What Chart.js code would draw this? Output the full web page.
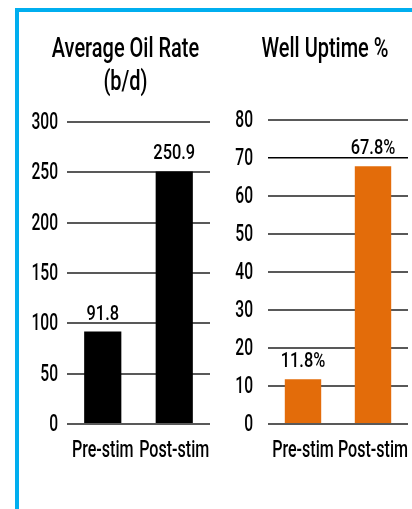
<!DOCTYPE html>
<html lang="en">
<head>
<meta charset="UTF-8">
<title>Stimulation Results</title>
<style>
  html, body { margin: 0; padding: 0; background: #fff; }
  body { width: 412px; height: 509px; overflow: hidden; position: relative; }
  .frame { position: absolute; left: 15px; top: 8px; width: 420px; height: 520px;
           border-top: 4px solid #00AEEF; border-left: 4px solid #00AEEF; }
  .box { position: absolute; top: 12px; height: 460px; }
  #oilBox { left: 20px; width: 195px; }
  #uptimeBox { left: 215px; width: 205px; }
</style>
</head>
<body>
<div class="frame"></div>
<div class="box" id="oilBox"><canvas id="oilChart"></canvas></div>
<div class="box" id="uptimeBox"><canvas id="uptimeChart"></canvas></div>

<script src="https://cdn.jsdelivr.net/npm/chart.js@4.4.1/dist/chart.umd.min.js"></script>
<script>
// data
const categories = ['Pre-stim', 'Post-stim'];
const oilRate = [91.8, 250.9];
const uptimePct = [11.8, 67.8];

const FONT = "Roboto, 'Noto Sans', sans-serif";
const GRID = '#595959';

// no condensed font installed, so squeeze the text horizontally
function narrowText(ctx, text, x, y, size, sx, align, baseline) {
    ctx.save();
    ctx.translate(x, y);
    ctx.scale(sx, 1);
    ctx.font = `500 ${size}px ${FONT}`;
    ctx.fillStyle = '#000';
    ctx.textAlign = align;
    ctx.textBaseline = baseline;
    ctx.fillText(text, 0, 0);
    ctx.restore();
}

// titles, tick labels and bar values
const textPlugin = {
    id: 'narrowLabels',
    afterDraw(chart, args, opts) {
        const ctx = chart.ctx;
        const area = chart.chartArea;
        const xs = chart.scales.x;
        const ys = chart.scales.y;

        opts.title.forEach((line, i) => {
            narrowText(ctx, line, (area.left + area.right) / 2 - 13, 45 + i * 33, 27, 0.74, 'center', 'alphabetic');
        });

        ys.ticks.forEach(t => {
            narrowText(ctx, String(t.value), area.left - opts.tickGap, ys.getPixelForValue(t.value) + 1, 24, 0.65, 'right', 'middle');
        });

        chart.data.labels.forEach((lab, i) => {
            narrowText(ctx, lab, xs.getPixelForValue(i), area.bottom + 33, 24, 0.67, 'center', 'alphabetic');
        });

        const meta = chart.getDatasetMeta(0);
        meta.data.forEach((bar, i) => {
            const v = chart.data.datasets[0].data[i];
            narrowText(ctx, v.toFixed(1) + opts.suffix, bar.x, bar.y - 12, 21, 0.78, 'center', 'alphabetic');
        });
    }
};

function makeChart(id, values, color, max, step, yWidth, pad, title, suffix, tickGap) {
    return new Chart(document.getElementById(id), {
        type: 'bar',
        data: {
            labels: categories,
            datasets: [{
                data: values,
                backgroundColor: color,
                categoryPercentage: 1,
                barPercentage: 0.52
            }]
        },
        options: {
            responsive: true,
            maintainAspectRatio: false,
            animation: false,
            layout: { padding: pad },
            plugins: {
                legend: { display: false },
                tooltip: { enabled: false },
                narrowLabels: { title: title, suffix: suffix, tickGap: tickGap }
            },
            scales: {
                x: {
                    grid: { display: false },
                    border: { display: false },
                    ticks: { display: false },
                    afterFit: s => { s.height = 48; }
                },
                y: {
                    min: 0,
                    max: max,
                    border: { display: false },
                    grid: {
                        drawTicks: false,
                        color: c => (suffix && c.tick && c.tick.value === 70) ? '#000' : GRID,
                        lineWidth: c => (suffix && c.tick && c.tick.value === 70) ? 1.5 : 2
                    },
                    ticks: { stepSize: step, display: false },
                    afterFit: s => { s.width = yWidth; }
                }
            }
        },
        plugins: [textPlugin]
    });
}

makeChart('oilChart', oilRate, '#000000', 300, 50, 47,
    { top: 110, right: 5, left: 0, bottom: 0 }, ['Average Oil Rate', '(b/d)'], '', 9);
makeChart('uptimeChart', uptimePct, '#E36C0A', 80, 10, 53,
    { top: 108, right: 12, left: 0, bottom: 0 }, ['Well Uptime %'], '%', 15);
</script>
</body>
</html>
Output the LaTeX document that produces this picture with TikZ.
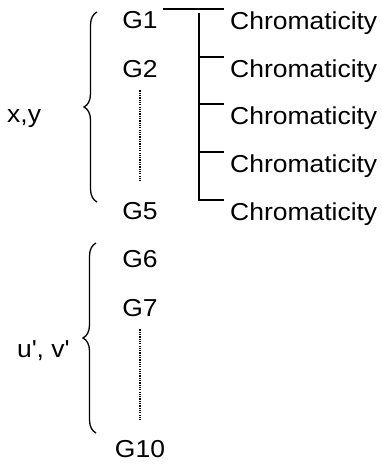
\documentclass[tikz,border=0pt]{standalone}
\usepackage{fontspec}
\setmainfont{Liberation Sans}[FakeStretch=1.08]
\usetikzlibrary{decorations.pathreplacing}

\tikzset{
	glabel/.style={anchor=base, inner xsep=5pt, inner ysep=2pt, font=\fontsize{24.5}{28}\selectfont},
	chroma/.style={anchor=base west, inner xsep=6pt, inner ysep=2pt, font=\fontsize{24.5}{28}\selectfont},
	side/.style={anchor=base west, inner sep=0pt, font=\fontsize{24.5}{28}\selectfont},
	dotline/.style={line width=2pt, dash pattern=on 1.2pt off 1.1pt, shorten <=11pt, shorten >=18pt},
	curly/.style={line width=1.3pt, decorate, decoration={brace, amplitude=13pt}},
	tree/.style={line width=1.4pt},
}

\begin{document}
\begin{tikzpicture}[x=1pt, y=-1pt]
		\useasboundingbox (0,0) rectangle (382,464);

		% upper group
		\node[glabel] (G1) at (140,28) {G1};
		\node[glabel] (G2) at (140,77) {G2};
		\node[glabel] (G5) at (140,219) {G5};
		\draw[dotline] (G2.south) -- (G5.north);

		\foreach \i/\y in {1/29, 2/77, 3/124, 4/172, 5/220}
			\node[chroma] (C\i) at (224,\y) {Chromaticity};

		\coordinate (T) at (199,13);
		\draw[tree] (G1.east |- C1.north west) -- (C1.north west);
		\foreach \i in {2,3,4}
			\draw[tree] (T |- C\i.north west) -- (C\i.north west);
		\draw[tree] (T) |- (C5.north west);

		\draw[curly] (97,202) -- (97,12);
		\node[side] (xy) at (7,122) {x,y};

		% lower group
		\node[glabel] (G6) at (140,267) {G6};
		\node[glabel] (G7) at (140,316) {G7};
		\node[glabel] (G10) at (140,457) {G10};
		\draw[dotline] (G7.south) -- (G10.north);

		\draw[curly] (96,433) -- (96,243);
		\node[side] (uv) at (17,357) {u\textquotesingle, v\textquotesingle};
	\end{tikzpicture}
\end{document}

** WRITTEN INSTRUCTION **
Pick each line holding the word "Output" out of the data and copy it.

** TASK RESULT **
What Chart.js code would draw this? Output the full web page.
Output the LaTeX document that produces this picture with TikZ.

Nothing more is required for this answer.